3. Do the results refute or support the hypothesis? Explain.
SPSS syntax
*You need to have a copy of SPSS installed on your computer, and you should download and use the dataset Family, Gender and Work.
*Open SPSS by clicking on the appropriate link.
*Open the ESS data by clicking ‘File’, ‘Open’, and ‘Data’ on the SPSS menu bar before you select the folder and the data set.
*Open a new syntax window by clicking ‘File’, ‘New’, and ‘Syntax’ on the SPSS menu bar.
*You can copy the syntax below and paste it into the syntax window in SPSS.
*Execute the syntax using the 'Run' option on the menu bar.

*Comments on commands start with an asterisk and end with a dot.

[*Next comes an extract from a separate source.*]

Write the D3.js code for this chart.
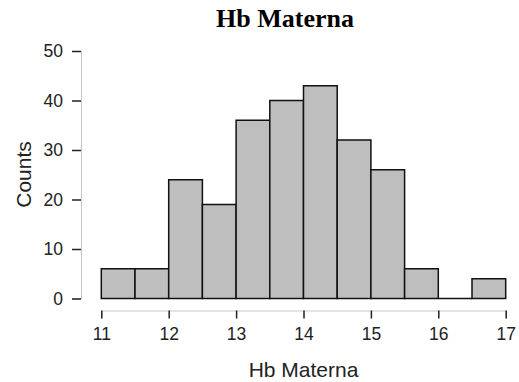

*Commands must always end with a dot.

*The following command causes the cases to be weighted by the design weight variable 'dweight'.

WEIGHT BY dweight.

*Create filter variable - only include working women from the United Kingdom and Sweden.

USE ALL.
COMPUTE filter_\$=gender = 0 & work_sta = 1 & (cntry ='GB' | cntry ='SE').
VARIABLE LABEL filter_\$ 'gender = 0 & work_sta = 1 & (cntry =GB or cntry =SE) (FILTER)'.
VALUE LABELS filter_\$ 0 'Not Selected' 1 'Selected'.
FORMAT filter_\$ (f1.0).
FILTER BY filter_\$.
EXECUTE.

*SPLIT FILE splits the active dataset into subgroups that can be analyzed separately.

SORT CASES BY cntry.
SPLIT FILE LAYERED BY cntry.

T-TEST
GROUPS=partime(1 0)
/MISSING=ANALYSIS
/VARIABLES=inc_hr1
/CRITERIA=CIN(.95).

*Turn off the split file and weight, and select all cases.

SPLIT FILE OFF.
WEIGHT OFF.
USE ALL.
Sample solution

### Answers

1. The rationale for the hypothesis is that, in a society characterised by an individual-independence regime, efforts are made to reduce the penalty for part-time employment in order to encourage greater participation by women in the labour market and as a means of reducing gender inequality. Such mechanisms are expected to be weaker in the market-dependence regime.
2. Sweden is characterised by the individual-dependence regime. The UK is best characterised as having a market-dependence regime.
3. The results of the analysis support the hypothesis. There is no difference in the hourly earnings of women working part-time and those working full-time in Sweden. However, there is a large earnings gap in the UK in favour of women working full-time.